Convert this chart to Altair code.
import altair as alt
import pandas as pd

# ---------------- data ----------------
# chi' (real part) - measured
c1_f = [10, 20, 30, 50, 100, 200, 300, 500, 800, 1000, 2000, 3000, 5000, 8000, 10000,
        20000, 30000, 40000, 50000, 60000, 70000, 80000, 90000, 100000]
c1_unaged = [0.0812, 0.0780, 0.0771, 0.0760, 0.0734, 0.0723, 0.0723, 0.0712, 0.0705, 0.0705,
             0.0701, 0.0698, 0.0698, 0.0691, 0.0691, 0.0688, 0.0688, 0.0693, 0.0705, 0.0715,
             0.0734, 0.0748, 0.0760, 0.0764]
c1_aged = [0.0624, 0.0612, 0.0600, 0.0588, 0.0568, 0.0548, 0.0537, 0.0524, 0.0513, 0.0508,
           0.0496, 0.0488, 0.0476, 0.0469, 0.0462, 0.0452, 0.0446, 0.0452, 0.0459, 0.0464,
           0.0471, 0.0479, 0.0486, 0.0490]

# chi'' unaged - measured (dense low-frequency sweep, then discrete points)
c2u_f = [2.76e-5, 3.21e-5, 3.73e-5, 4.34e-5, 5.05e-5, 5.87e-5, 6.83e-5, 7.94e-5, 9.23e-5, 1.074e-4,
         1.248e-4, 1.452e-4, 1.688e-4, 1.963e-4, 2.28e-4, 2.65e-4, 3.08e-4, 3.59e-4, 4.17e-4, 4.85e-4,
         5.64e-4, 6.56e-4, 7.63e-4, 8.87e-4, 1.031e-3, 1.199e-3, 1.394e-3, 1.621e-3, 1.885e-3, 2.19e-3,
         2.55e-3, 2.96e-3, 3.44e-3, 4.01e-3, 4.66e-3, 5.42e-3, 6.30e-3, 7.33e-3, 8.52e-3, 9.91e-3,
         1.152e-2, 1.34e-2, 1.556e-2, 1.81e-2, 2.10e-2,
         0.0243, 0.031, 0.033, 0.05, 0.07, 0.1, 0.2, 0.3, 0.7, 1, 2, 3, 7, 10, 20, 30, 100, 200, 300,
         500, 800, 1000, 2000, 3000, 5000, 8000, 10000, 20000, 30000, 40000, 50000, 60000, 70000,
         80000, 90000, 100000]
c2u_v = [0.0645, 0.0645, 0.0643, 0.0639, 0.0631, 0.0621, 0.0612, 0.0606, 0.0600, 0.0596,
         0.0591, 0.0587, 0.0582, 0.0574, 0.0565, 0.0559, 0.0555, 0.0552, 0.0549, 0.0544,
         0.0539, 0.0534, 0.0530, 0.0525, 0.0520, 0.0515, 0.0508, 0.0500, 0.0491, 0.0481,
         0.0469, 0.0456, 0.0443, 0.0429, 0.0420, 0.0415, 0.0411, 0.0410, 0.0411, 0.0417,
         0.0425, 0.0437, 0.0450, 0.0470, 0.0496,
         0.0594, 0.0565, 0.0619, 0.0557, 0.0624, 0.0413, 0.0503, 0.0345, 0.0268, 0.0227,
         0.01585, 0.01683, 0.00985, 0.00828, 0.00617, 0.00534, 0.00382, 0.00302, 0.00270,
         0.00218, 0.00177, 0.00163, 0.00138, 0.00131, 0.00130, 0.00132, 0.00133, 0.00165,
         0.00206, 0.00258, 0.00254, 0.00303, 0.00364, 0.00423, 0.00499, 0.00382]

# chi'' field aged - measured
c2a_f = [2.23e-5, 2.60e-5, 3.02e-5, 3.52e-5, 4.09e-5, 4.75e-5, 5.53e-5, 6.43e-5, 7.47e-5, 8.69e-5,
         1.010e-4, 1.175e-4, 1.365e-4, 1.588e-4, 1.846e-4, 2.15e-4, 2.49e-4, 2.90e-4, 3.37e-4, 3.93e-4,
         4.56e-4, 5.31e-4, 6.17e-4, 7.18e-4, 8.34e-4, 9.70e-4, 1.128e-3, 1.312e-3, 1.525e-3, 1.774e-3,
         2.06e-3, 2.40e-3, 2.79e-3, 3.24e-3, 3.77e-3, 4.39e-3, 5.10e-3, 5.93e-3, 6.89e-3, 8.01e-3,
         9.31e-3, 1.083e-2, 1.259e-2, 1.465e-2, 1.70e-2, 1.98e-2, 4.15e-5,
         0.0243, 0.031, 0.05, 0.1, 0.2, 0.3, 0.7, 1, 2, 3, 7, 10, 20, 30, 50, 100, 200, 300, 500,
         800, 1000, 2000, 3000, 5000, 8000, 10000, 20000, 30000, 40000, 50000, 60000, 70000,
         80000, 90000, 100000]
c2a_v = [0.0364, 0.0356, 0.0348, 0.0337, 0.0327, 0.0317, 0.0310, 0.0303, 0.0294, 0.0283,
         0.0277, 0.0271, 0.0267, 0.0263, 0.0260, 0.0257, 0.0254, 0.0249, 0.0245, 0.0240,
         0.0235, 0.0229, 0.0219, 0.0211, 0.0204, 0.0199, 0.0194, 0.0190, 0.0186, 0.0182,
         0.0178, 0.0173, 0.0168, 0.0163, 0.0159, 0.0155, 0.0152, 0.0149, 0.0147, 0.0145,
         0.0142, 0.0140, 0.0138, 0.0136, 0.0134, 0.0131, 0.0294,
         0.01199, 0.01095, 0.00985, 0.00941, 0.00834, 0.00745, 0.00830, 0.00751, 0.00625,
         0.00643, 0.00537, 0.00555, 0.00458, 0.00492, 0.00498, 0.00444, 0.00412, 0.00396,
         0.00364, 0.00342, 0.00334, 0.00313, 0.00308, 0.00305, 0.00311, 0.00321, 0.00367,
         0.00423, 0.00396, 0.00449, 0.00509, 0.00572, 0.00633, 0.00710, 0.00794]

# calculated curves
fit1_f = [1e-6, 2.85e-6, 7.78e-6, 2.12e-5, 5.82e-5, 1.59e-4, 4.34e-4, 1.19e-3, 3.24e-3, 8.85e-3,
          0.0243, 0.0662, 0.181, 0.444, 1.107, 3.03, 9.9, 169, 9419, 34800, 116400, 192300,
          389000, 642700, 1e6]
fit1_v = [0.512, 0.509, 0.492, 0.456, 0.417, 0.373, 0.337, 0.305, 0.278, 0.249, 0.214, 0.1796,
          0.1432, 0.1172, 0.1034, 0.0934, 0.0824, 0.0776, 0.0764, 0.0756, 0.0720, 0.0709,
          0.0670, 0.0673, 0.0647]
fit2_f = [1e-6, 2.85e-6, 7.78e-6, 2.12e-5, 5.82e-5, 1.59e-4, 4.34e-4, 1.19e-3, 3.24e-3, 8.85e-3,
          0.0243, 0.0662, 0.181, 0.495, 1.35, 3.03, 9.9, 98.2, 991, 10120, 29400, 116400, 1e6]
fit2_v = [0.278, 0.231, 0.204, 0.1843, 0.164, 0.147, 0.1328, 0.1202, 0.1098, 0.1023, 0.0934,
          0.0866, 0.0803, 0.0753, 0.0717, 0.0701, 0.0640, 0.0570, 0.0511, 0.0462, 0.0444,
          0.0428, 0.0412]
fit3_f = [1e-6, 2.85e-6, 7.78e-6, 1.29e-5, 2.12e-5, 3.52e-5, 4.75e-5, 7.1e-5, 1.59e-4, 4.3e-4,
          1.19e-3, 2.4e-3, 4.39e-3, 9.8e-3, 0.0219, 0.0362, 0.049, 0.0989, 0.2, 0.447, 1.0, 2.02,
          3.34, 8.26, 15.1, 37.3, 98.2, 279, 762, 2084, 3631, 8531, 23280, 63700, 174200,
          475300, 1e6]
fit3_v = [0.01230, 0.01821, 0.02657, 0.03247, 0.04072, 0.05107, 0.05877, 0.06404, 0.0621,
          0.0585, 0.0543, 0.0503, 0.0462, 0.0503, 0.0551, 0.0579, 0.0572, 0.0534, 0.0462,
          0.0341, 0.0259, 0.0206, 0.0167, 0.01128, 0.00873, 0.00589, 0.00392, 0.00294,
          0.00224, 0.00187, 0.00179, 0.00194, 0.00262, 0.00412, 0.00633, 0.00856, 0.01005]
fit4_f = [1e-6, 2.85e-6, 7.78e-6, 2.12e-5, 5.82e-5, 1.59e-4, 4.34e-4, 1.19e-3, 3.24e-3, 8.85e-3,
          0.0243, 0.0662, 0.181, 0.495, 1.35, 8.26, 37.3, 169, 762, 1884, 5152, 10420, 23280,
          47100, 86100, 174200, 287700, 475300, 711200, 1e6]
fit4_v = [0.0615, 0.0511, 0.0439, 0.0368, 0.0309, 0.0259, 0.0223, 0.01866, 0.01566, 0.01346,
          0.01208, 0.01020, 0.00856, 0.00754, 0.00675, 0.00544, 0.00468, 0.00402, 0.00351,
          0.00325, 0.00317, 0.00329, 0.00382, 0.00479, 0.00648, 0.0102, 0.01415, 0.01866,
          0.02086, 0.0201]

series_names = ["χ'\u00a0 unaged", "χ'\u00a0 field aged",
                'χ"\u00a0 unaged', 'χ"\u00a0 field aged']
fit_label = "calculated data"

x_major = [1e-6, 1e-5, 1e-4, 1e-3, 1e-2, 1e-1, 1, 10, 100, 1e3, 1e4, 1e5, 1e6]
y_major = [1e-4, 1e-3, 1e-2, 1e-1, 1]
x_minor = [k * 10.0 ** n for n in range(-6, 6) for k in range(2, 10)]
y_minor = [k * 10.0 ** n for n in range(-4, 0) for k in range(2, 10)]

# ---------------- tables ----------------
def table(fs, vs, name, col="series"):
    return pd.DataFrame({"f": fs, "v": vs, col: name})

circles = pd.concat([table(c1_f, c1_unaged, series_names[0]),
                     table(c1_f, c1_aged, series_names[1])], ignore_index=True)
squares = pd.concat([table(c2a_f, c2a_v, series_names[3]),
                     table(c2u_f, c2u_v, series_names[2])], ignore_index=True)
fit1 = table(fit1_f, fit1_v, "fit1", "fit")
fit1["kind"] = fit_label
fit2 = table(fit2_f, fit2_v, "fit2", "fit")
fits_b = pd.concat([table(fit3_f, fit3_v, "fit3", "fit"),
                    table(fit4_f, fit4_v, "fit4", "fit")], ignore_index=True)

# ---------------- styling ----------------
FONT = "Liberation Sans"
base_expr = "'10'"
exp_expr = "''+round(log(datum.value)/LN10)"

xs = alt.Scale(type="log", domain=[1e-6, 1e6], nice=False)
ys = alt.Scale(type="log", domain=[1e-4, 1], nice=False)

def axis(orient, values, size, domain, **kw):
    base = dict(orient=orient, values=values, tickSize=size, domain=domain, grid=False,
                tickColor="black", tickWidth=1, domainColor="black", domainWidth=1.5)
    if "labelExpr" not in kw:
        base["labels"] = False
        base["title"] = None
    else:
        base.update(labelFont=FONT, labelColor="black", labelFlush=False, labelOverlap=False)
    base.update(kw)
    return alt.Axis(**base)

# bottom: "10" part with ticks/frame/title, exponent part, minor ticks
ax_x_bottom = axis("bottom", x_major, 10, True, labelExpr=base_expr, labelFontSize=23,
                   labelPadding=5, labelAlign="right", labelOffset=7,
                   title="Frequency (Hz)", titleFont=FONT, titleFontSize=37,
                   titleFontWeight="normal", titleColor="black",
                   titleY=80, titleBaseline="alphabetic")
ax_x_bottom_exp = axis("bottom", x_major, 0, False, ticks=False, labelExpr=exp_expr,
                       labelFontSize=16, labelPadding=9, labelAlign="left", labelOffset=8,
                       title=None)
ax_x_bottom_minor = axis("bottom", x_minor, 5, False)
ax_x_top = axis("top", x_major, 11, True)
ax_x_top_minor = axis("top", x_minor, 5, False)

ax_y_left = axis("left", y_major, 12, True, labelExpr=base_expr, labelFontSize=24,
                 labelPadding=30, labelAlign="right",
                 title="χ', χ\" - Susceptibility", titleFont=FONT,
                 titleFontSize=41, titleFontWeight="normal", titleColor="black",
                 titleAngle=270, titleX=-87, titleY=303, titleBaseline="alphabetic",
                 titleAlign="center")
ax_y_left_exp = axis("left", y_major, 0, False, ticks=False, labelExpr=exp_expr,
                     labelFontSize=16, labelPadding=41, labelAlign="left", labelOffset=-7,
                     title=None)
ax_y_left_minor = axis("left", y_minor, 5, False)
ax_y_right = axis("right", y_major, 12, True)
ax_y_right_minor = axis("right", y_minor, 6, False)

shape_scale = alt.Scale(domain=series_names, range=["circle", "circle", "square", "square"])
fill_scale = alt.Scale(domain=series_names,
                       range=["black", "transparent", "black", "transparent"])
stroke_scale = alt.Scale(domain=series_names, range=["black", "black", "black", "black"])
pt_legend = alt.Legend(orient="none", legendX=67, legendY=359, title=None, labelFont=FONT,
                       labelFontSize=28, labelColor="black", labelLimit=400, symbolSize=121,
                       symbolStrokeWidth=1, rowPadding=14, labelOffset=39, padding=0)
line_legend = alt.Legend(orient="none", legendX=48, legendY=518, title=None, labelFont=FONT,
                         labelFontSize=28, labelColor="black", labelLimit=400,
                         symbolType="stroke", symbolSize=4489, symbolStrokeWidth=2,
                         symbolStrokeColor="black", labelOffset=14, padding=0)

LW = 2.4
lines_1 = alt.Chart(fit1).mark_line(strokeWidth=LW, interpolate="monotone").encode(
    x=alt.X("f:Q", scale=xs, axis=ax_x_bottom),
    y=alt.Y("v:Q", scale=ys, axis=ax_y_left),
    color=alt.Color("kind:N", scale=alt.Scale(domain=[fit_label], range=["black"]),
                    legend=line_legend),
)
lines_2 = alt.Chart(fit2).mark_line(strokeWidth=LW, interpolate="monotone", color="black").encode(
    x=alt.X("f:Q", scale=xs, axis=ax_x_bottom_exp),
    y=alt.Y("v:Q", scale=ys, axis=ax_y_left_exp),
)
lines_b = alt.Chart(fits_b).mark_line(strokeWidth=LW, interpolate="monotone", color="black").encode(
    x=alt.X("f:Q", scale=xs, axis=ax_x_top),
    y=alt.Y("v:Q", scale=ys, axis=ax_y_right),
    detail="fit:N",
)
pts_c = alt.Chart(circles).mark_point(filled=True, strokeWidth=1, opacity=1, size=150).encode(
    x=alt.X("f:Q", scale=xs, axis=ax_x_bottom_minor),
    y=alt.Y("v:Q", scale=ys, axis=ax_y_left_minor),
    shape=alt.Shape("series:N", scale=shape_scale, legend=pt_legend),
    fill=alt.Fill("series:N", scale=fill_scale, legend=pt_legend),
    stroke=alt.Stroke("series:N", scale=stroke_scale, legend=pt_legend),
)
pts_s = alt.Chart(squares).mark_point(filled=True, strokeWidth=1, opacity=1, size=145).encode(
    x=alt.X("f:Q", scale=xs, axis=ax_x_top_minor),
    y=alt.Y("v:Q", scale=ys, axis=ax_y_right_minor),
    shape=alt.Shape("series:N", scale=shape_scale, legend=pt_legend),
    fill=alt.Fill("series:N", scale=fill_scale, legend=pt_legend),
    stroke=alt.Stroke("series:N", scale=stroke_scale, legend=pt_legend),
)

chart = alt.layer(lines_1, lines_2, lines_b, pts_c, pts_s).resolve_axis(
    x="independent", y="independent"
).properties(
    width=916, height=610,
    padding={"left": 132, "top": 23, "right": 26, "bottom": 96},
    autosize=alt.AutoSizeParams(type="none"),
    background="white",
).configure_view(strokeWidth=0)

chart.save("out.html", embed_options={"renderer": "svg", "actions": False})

TASK STATEMENT: Your task is to quote the lines above, beginning with the first and ending with the one that holds "import pandas as pd".

RESULT OF THIS EXERCISE:
Convert this chart to Altair code.
import altair as alt
import pandas as pd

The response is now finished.